4.      The First-tier Tribunal accepted the Secretary of State‘s point about paragraph 1A(h) of Appendix C. If the ‘start date’ was taken as the 28th August the Respondent was indeed short of approximately £7,000 on that day. The appeal accordingly fell to be dismissed under the Rules. The First-tier Tribunal went on to note that if the 28 day period had been taken to run from the 29th August 2013 to the 25th September 2013 the Respondent had the requisite amount of funds. Had the bank statements ended one day later than they did, the Respondent would have been successful in her application. That this was so was evidenced before the First-tier Tribunal by production of the original statements. The Tribunal noted the terms of the Secretary of State ‘s ‘evidential flexibility’ policy discussed in Rodriguez [2013] UKUT 42 (IAC) and remarked that the failure to ask the Respondent for further bank statements was a decision of which Franz Kafka would be proud. Turning to consider Article 8 the determination finds that the Respondent is a bona fide student who has already committed in excess of £20,000 to her education here. All this would be lost if she was not permitted to complete the Masters degree that she came here to do. The Tribunal had regard to recent visit of the Mayor of London and the Chancellor of the Exchequer to China when they declared that the UK was “open for business” for Chinese students and business.

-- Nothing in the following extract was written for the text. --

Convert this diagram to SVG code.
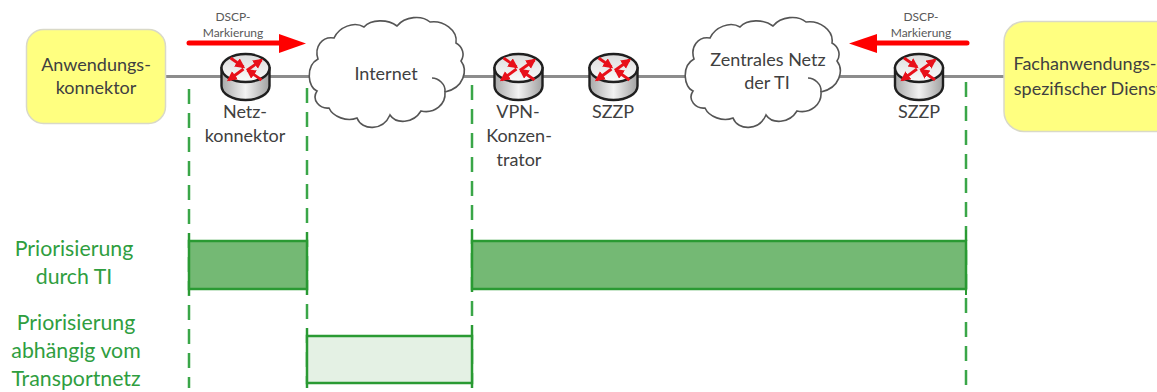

The Tribunal did not consider that the Secretary of State had shown this decision, with its serious consequences for the Respondent, to be proportionate and allowed the appeal on the ground that it was an unlawful interference with the Respondent’s private life.

 

5.      The Secretary of State now has permission to appeal against that decision on the grounds that the Tribunal failed to have regard to the authorities of Gulshan [2013] UKUT 640 (IAC) and Nagre [2013] EWHC 720 (Admin). It is submitted that the Tribunal should only have considered Article 8 if there were compelling circumstances not recognised by the Rules.

 

 

 

Error of Law

 

6.      These grounds were evidently drafted before the Court of Appeal decision in MM v SSHD [2014] EWCA Civ 985 was handed down. At paragraph 128 Aikens LJ considers the proposition that cases such as Nagre introduced some second hurdle for claimants to get over in establishing an Article 8 case:

 

Nagre does not add anything to the debate, save for the statement that if a particular person is outside the rule then he has to demonstrate, as a preliminary to a consideration outside the rule, that he has an arguable case that there may be good grounds for granting leave to remain outside the rules. I cannot see much utility in imposing this further, intermediary, test. If the applicant cannot satisfy the rule, then there either is or there is not a further Article 8 claim.

 

7.      In this case Judge De Haney plainly considered that there were good grounds for granting leave to remain. He identified the compelling circumstances as the fact that this genuine student stood to lose upwards of £20,000 and waste a year of her life. There is no requirement in law that he impose a further intermediary test. He had found the decision to interfere with the Respondent’s private life and in those circumstances the burden of establishing that the interference was justified and proportionate fell on the Secretary of State. That burden was not discharged. The decision was open to the Judge on the facts and the determination contains no error of law.

 

 

Decision

 

8.      The determination of the First-tier Tribunal contains no error of law and it is upheld.